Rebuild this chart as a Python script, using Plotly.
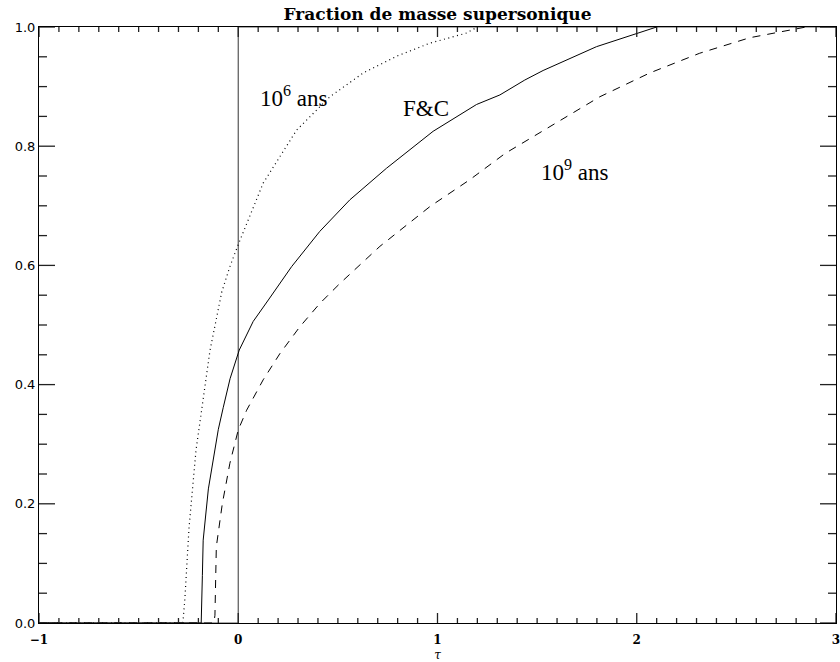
import numpy as np
import plotly.graph_objects as go

# tau (x) and supersonic mass fraction (y) for each curve
tau_1e6 = [-1.0, -0.278, -0.268, -0.255, -0.247, -0.212, -0.142, -0.083, -0.042, 0.0,
           0.125, 0.293, 0.46, 0.628, 0.795, 0.963, 1.147, 1.2]
frac_1e6 = [0.0, 0.0, 0.04, 0.11, 0.16, 0.29, 0.457, 0.555, 0.598, 0.635,
            0.738, 0.827, 0.883, 0.923, 0.951, 0.973, 0.99, 1.0]

tau_fc = [-1.0, -0.186, -0.18, -0.176, -0.15, -0.117, -0.1, -0.075, -0.041, 0.005,
          0.075, 0.151, 0.268, 0.409, 0.56, 0.744, 0.978, 1.196, 1.313, 1.438,
          1.53, 1.798, 1.999, 2.1]
frac_fc = [0.0, 0.0, 0.08, 0.139, 0.225, 0.296, 0.325, 0.362, 0.41, 0.458,
           0.506, 0.542, 0.598, 0.657, 0.71, 0.763, 0.825, 0.87, 0.886, 0.911,
           0.927, 0.967, 0.989, 1.0]

tau_1e9 = [-1.0, -0.122, -0.117, -0.11, -0.08, -0.042, 0.0, 0.042, 0.125, 0.209,
           0.309, 0.409, 0.511, 0.711, 0.963, 1.163, 1.34, 1.564, 1.815, 2.066,
           2.316, 2.567, 2.793, 2.85]
frac_1e9 = [0.0, 0.0, 0.013, 0.128, 0.2, 0.268, 0.324, 0.357, 0.408, 0.452,
            0.497, 0.536, 0.57, 0.632, 0.699, 0.744, 0.788, 0.833, 0.883, 0.923,
            0.956, 0.982, 0.997, 1.0]

tau_step = [-1.0, 0.0, 0.0, 3.0]
frac_step = [0.0, 0.0, 1.0, 1.0]

x_ticks = [-1, 0, 1, 2, 3]
y_ticks = [0.0, 0.2, 0.4, 0.6, 0.8, 1.0]
x_minor_step = 0.1
y_minor_step = 0.05

W, H = 840, 662
M = dict(l=39, r=4, t=27, b=39)

fig = go.Figure()
fig.add_trace(go.Scatter(x=tau_step, y=frac_step, mode="lines",
                         line=dict(color="#555555", width=1.2), showlegend=False))
fig.add_trace(go.Scatter(x=tau_1e6, y=frac_1e6, mode="lines",
                         line=dict(color="black", width=1.2, dash="1px,3.5px"), showlegend=False))
fig.add_trace(go.Scatter(x=tau_fc, y=frac_fc, mode="lines",
                         line=dict(color="black", width=1), showlegend=False))
fig.add_trace(go.Scatter(x=tau_1e9, y=frac_1e9, mode="lines",
                         line=dict(color="black", width=1, dash="8px,7px"), showlegend=False))

label_font = dict(family="Liberation Serif", size=23, color="black")
fig.add_annotation(x=0.099, y=0.884, text="10<sup>6</sup> ans", showarrow=False,
                   xanchor="left", yanchor="middle", font=label_font)
fig.add_annotation(x=0.815, y=0.864, text="F&amp;C", showarrow=False,
                   xanchor="left", yanchor="middle", font=label_font)
fig.add_annotation(x=1.51, y=0.759, text="10<sup>9</sup> ans", showarrow=False,
                   xanchor="left", yanchor="middle", font=label_font)

# inside tick marks on all four sides, derived from the tick lists
x0, x1 = x_ticks[0], x_ticks[-1]
y0, y1 = y_ticks[0], y_ticks[-1]
px_x = (x1 - x0) / (W - M["l"] - M["r"])   # data units per pixel, x
px_y = (y1 - y0) / (H - M["t"] - M["b"])   # data units per pixel, y
x_minor = [v for v in np.round(np.arange(x0, x1 + 1e-9, x_minor_step), 6)
           if not any(abs(v - t) < 1e-9 for t in x_ticks)]
y_minor = [v for v in np.round(np.arange(y0, y1 + 1e-9, y_minor_step), 6)
           if not any(abs(v - t) < 1e-9 for t in y_ticks)]
tx, ty = [], []
for vals, ln in ((x_ticks, 10), (x_minor, 5)):
    for v in vals:
        tx += [v, v, None, v, v, None]
        ty += [y0, y0 + ln * px_y, None, y1, y1 - ln * px_y, None]
for vals, ln in ((y_ticks, 16), (y_minor, 8)):
    for v in vals:
        tx += [x0, x0 + ln * px_x, None, x1, x1 - ln * px_x, None]
        ty += [v, v, None, v, v, None]
fig.add_trace(go.Scatter(x=tx, y=ty, mode="lines", line=dict(color="#222222", width=1.3),
                         hoverinfo="skip", showlegend=False, connectgaps=False,
                         cliponaxis=False))

axis_common = dict(showgrid=False, zeroline=False, showline=True, linecolor="black",
                   linewidth=1, mirror=True, ticks="", ticklabeloverflow="allow",
                   automargin=False)

fig.update_xaxes(range=[x0, x1], tickmode="array", tickvals=x_ticks,
                 ticktext=[("\u2212" + str(-t)) if t < 0 else str(t) for t in x_ticks],
                 ticklabelstandoff=6,
                 tickfont=dict(family="DejaVu Serif", size=12, color="black", weight="bold"),
                 title=dict(text="τ", font=dict(family="DejaVu Serif", size=12, color="black", style="italic"),
                            standoff=8),
                 **axis_common)
fig.update_yaxes(range=[y0, y1], tickmode="array", tickvals=y_ticks,
                 ticktext=["%.1f" % t for t in y_ticks],
                 tickfont=dict(family="DejaVu Sans", size=13, color="black"),
                 **axis_common)

fig.update_layout(
    template="none",
    width=W, height=H,
    margin=M,
    paper_bgcolor="white", plot_bgcolor="white",
    title=dict(text="<b>Fraction de masse supersonique</b>", x=0.5, xref="paper",
               y=1 - 14 / H, yanchor="middle",
               font=dict(family="DejaVu Serif", size=17, color="black")),
)

fig.write_html("out.html", config={"displayModeBar": False},
               post_script="document.body.style.margin='0px';document.body.style.overflow='hidden';")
··········
— Written problem —
Repeat the lines of the listing above verbatim, beginning at its first line and ending at the line containing "import plotly.graph_objects as go", which is included. Omit pictures.

— Correct result —
Rebuild this chart as a Python script, using Plotly.
import numpy as np
import plotly.graph_objects as go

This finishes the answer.